所以,我已经确定了范围。作为参考,我可以在这里找到构建resnet的整个课程:https://gist.github.com/mpkuse/6f9dcd419effa707422eb2c5097f51b4

我基本上将所有训练变量都保存在cpu上,并对我拥有的2个GPU中的每一个进行推断和成本计算。我做了渐变的平均值。

Tensorflow Init

puf_obj = puf.PlutoFlow(trainable_on_device='/cpu:0')

    # #multigpu - SGD Optimizer on cpu
    with tf.device( '/cpu:0' ):
        self.tf_learning_rate = tf.placeholder( 'float', shape=[], name='learning_rate' )
        self.tensorflow_optimizer = tf.train.AdamOptimizer( self.tf_learning_rate )



    # Define Deep Residual Nets
    # #multigpu - have the infer computation on each gpu (with different batches)
    self.tf_tower_cost = []
    self.tf_tower_infer = []
    tower_grad = []
    self.tf_tower_ph_x = []
    self.tf_tower_ph_label_x = []
    self.tf_tower_ph_label_y = []
    self.tf_tower_ph_label_z = []
    self.tf_tower_ph_label_yaw = []

    for gpu_id in [0,1]:
        with tf.device( '/gpu:'+str(gpu_id) ):
            with tf.name_scope( 'tower_'+str(gpu_id) ):
                # have placeholder `x`, label_x, label_y, label_z, label_yaw
                tf_x = tf.placeholder( 'float', [None,240,320,3], name='x' )
                tf_label_x = tf.placeholder( 'float',   [None,1], name='label_x')
                tf_label_y = tf.placeholder( 'float',   [None,1], name='label_y')
                tf_label_z = tf.placeholder( 'float',   [None,1], name='label_z')
                tf_label_yaw = tf.placeholder( 'float', [None,1], name='label_yaw')

                # infer op
                tf_infer_op = puf_obj.resnet50_inference(tf_x, is_training=True)  # Define these inference ops on all the GPUs

                # Cost
                with tf.variable_scope( 'loss'):
                    gpu_cost = self.define_l2_loss( tf_infer_op, tf_label_x, tf_label_y, tf_label_z, tf_label_yaw )

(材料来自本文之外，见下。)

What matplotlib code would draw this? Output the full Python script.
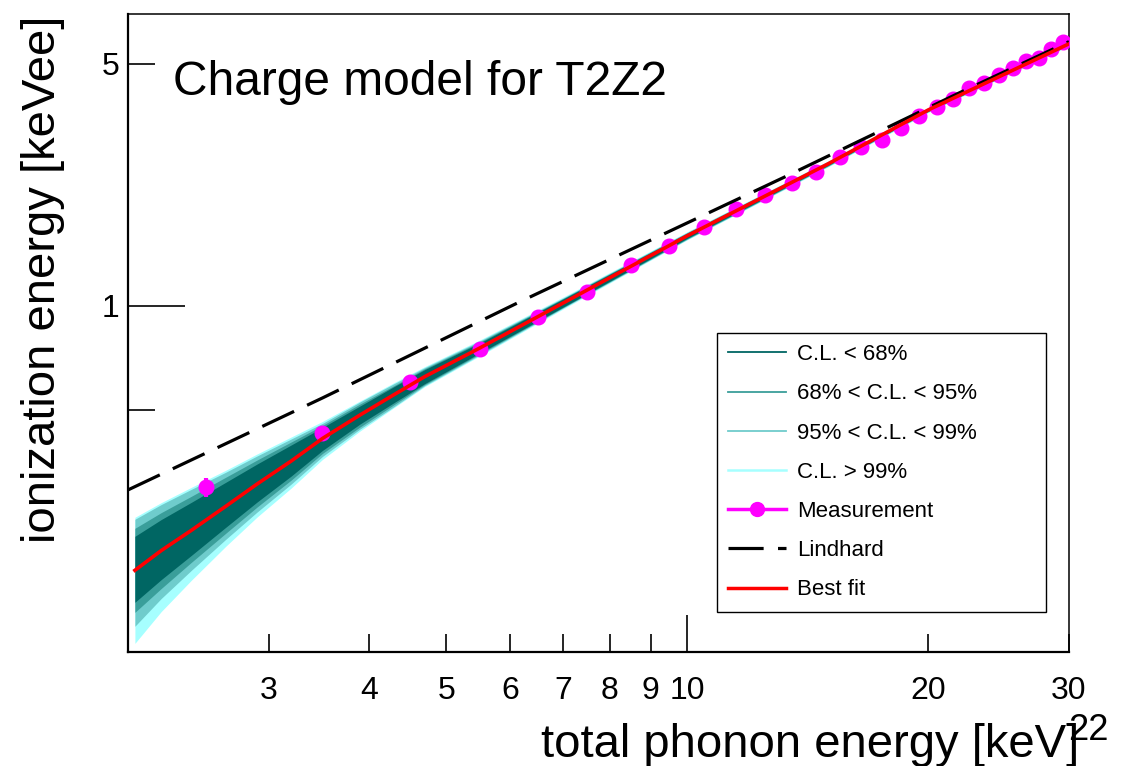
import matplotlib
matplotlib.use('Agg')
import matplotlib.pyplot as plt
from matplotlib.lines import Line2D

plt.rcParams['font.family'] = ['Liberation Sans', 'DejaVu Sans']

# measured charge yield points
meas_energy = [2.5, 3.5, 4.5, 5.5, 6.5, 7.5, 8.5, 9.5, 10.5, 11.5, 12.5, 13.5, 14.5, 15.5,
               16.5, 17.5, 18.5, 19.5, 20.5, 21.5, 22.5, 23.5, 24.5, 25.5, 26.5, 27.5, 28.5, 29.5]
meas_ion = [0.300, 0.430, 0.603, 0.751, 0.931, 1.095, 1.314, 1.491, 1.688, 1.904, 2.094, 2.260,
            2.444, 2.690, 2.886, 3.018, 3.263, 3.534, 3.759, 3.960, 4.272, 4.402, 4.652, 4.864,
            5.106, 5.199, 5.520, 5.768]
meas_err = [0.019] + [0.01] * 27

# Lindhard prediction
lind_energy = [2.0, 3.5, 6.19, 13.2, 21.9, 30.0]
lind_ion = [0.294, 0.542, 1.03, 2.35, 4.13, 5.8]

# best fit and confidence bands
band_energy = [2.04, 2.2, 2.4, 2.65, 2.9, 3.2, 3.5, 3.9, 4.3, 4.7, 5.5, 7.0, 10, 15, 20, 30]
best_fit = [0.1722, 0.1963, 0.2247, 0.2637, 0.3058, 0.3565, 0.4140, 0.4840, 0.5540, 0.6250,
            0.755, 1.020, 1.594, 2.573, 3.68, 5.717]
cl100_hi = [0.2450, 0.2701, 0.2991, 0.3351, 0.3734, 0.4182, 0.4636, 0.5313, 0.6000, 0.6680,
            0.7963, 1.0615, 1.637, 2.625, 3.742, 5.794]
cl99_hi = [0.2418, 0.2666, 0.2951, 0.3307, 0.3685, 0.4127, 0.4575, 0.5278, 0.5960, 0.6636,
           0.7910, 1.0545, 1.632, 2.616, 3.729, 5.778]
cl95_hi = [0.2277, 0.2527, 0.2818, 0.3199, 0.3587, 0.4046, 0.4514, 0.5207, 0.5882, 0.6592,
           0.7857, 1.0510, 1.626, 2.607, 3.717, 5.767]
cl68_hi = [0.2159, 0.2413, 0.2707, 0.3093, 0.3493, 0.3966, 0.4454, 0.5139, 0.5843, 0.6548,
           0.7805, 1.0475, 1.621, 2.599, 3.709, 5.755]
cl68_lo = [0.1392, 0.1618, 0.1902, 0.2293, 0.2713, 0.3226, 0.3822, 0.4558, 0.5252, 0.5966,
           0.7303, 0.9932, 1.568, 2.548, 3.651, 5.679]
cl95_lo = [0.1302, 0.1525, 0.1816, 0.2204, 0.2624, 0.3141, 0.3747, 0.4469, 0.5184, 0.5926,
           0.7255, 0.9899, 1.562, 2.539, 3.644, 5.668]
cl99_lo = [0.1187, 0.1427, 0.1722, 0.2117, 0.2538, 0.3059, 0.3673, 0.4409, 0.5115, 0.5886,
           0.7206, 0.9866, 1.557, 2.531, 3.631, 5.656]
cl100_lo = [0.1059, 0.1308, 0.1612, 0.2021, 0.2455, 0.2979, 0.3600, 0.4351, 0.5081, 0.5848,
            0.7158, 0.9801, 1.552, 2.522, 3.619, 5.641]

c68, c95, c99, c100 = '#006663', '#3a9e9a', '#6fcccc', '#a6ffff'

fig = plt.figure(figsize=(11.4, 7.66), dpi=100)
ax = fig.add_axes([0.1123, 0.1488, 0.8254, 0.8329])

ax.fill_between(band_energy, cl100_lo, cl100_hi, color=c100, lw=0, zorder=1)
ax.fill_between(band_energy, cl99_lo, cl99_hi, color=c99, lw=0, zorder=1)
ax.fill_between(band_energy, cl95_lo, cl95_hi, color=c95, lw=0, zorder=1)
ax.fill_between(band_energy, cl68_lo, cl68_hi, color=c68, lw=0, zorder=1)

ax.errorbar(meas_energy, meas_ion, yerr=meas_err, fmt='o', color='magenta', ms=10.5,
            elinewidth=3, capsize=0, zorder=3)
ax.plot(lind_energy, lind_ion, color='black', lw=2.3, dashes=(11, 4.5), zorder=4)
ax.plot(band_energy, best_fit, color='red', lw=2.6, zorder=5)

ax.set_xscale('log')
ax.set_yscale('log')
ax.set_xlim(2, 30)
ax.set_ylim(0.1, 6.97)

ax.set_xticks([10], labels=['10'])
ax.set_xticks([3, 4, 5, 6, 7, 8, 9, 20, 30], minor=True,
              labels=['3', '4', '5', '6', '7', '8', '9', '20', '30'])
ax.set_yticks([1], labels=['1'])
ax.set_yticks([0.5, 5], minor=True, labels=['', '5'])

ax.tick_params(axis='both', which='both', direction='in', labelsize=23, width=1.2,
               top=False, right=False)
ax.tick_params(axis='x', which='major', length=27, pad=17)
ax.tick_params(axis='x', which='minor', length=13, pad=17)
ax.tick_params(axis='y', which='major', length=41, pad=6)
ax.tick_params(axis='y', which='minor', length=19.5, pad=6)

for s in ['left', 'bottom']:
    ax.spines[s].set_linewidth(1.6)
for s in ['top', 'right']:
    ax.spines[s].set_linewidth(1.1)

ax.text(0.048, 0.873, 'Charge model for T2Z2', transform=ax.transAxes, fontsize=34.5,
        va='baseline', ha='left')

fig.text(0.038, 0.98, 'ionization energy [keVee]', rotation=90, ha='center', va='top',
         fontsize=34)
fig.text(0.947, 1 - 757 / 766, 'total phonon energy [keV]', ha='right', va='baseline',
         fontsize=34)
fig.text(0.937, 1 - 740 / 766, '22', ha='left', va='baseline', fontsize=26)

handles = [
    Line2D([], [], color=c68, lw=1.3),
    Line2D([], [], color=c95, lw=1.3),
    Line2D([], [], color=c99, lw=1.3),
    Line2D([], [], color=c100, lw=1.8),
    Line2D([], [], color='magenta', lw=2.5, marker='o', ms=10),
    Line2D([], [], color='black', lw=2.3, dashes=(11, 4.5)),
    Line2D([], [], color='red', lw=2.5),
]
labels = ['C.L. < 68%', '68% < C.L. < 95%', '95% < C.L. < 99%', 'C.L. > 99%',
          'Measurement', 'Lindhard', 'Best fit']
leg = ax.legend(handles, labels, loc='upper left', mode='expand',
                bbox_to_anchor=(0.626, 0.0643, 0.3495, 0.4357),
                fontsize=16, frameon=True, fancybox=False, edgecolor='black',
                framealpha=1, handlelength=2.6, handletextpad=0.5, labelspacing=0.82,
                borderpad=0.5, borderaxespad=0)
leg.get_frame().set_linewidth(1.0)

fig.savefig('out.png', dpi=100)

                # self._print_trainable_variables()


                # Gradient computation op
                # following grad variable contain a list of 2 elements each
                # ie. ( (grad_v0_gpu0,var0_gpu0),(grad_v1_gpu0,var1_gpu0) ....(grad_vN_gpu0,varN_gpu0) )
                tf_grad_compute = self.tensorflow_optimizer.compute_gradients( gpu_cost )


                # Make list of tower_cost, gradient, and placeholders
                self.tf_tower_cost.append( gpu_cost )
                self.tf_tower_infer.append( tf_infer_op )
                tower_grad.append( tf_grad_compute )

                self.tf_tower_ph_x.append(tf_x)
                self.tf_tower_ph_label_x.append(tf_label_x)
                self.tf_tower_ph_label_y.append(tf_label_y)
                self.tf_tower_ph_label_z.append(tf_label_z)
                self.tf_tower_ph_label_yaw.append(tf_label_yaw)


    self._print_trainable_variables()


    # Average Gradients (gradient_gpu0 + gradient_gpu1 + ...)
    with tf.device( '/gpu:0'):
        n_gpus = len( tower_grad )
        n_trainable_variables = len(tower_grad[0] )
        tf_avg_gradient = []

        for i in range( n_trainable_variables ): #loop over trainable variables
            t_var = tower_grad[0][i][1]

            t0_grad = tower_grad[0][i][0]
            t1_grad = tower_grad[1][i][0]

            # ti_grad = [] #get Gradients from each gpus
            # for gpu_ in range( n_gpus ):
            #     ti_grad.append( tower_grad[gpu_][i][0] )
            #
            # grad_total = tf.add_n( ti_grad, name='gradient_adder' )

            grad_total = tf.add( t0_grad, t1_grad )

            frac = 1.0 / float(n_gpus)
            t_avg_grad = tf.mul( grad_total ,  frac, name='gradi_scaling' )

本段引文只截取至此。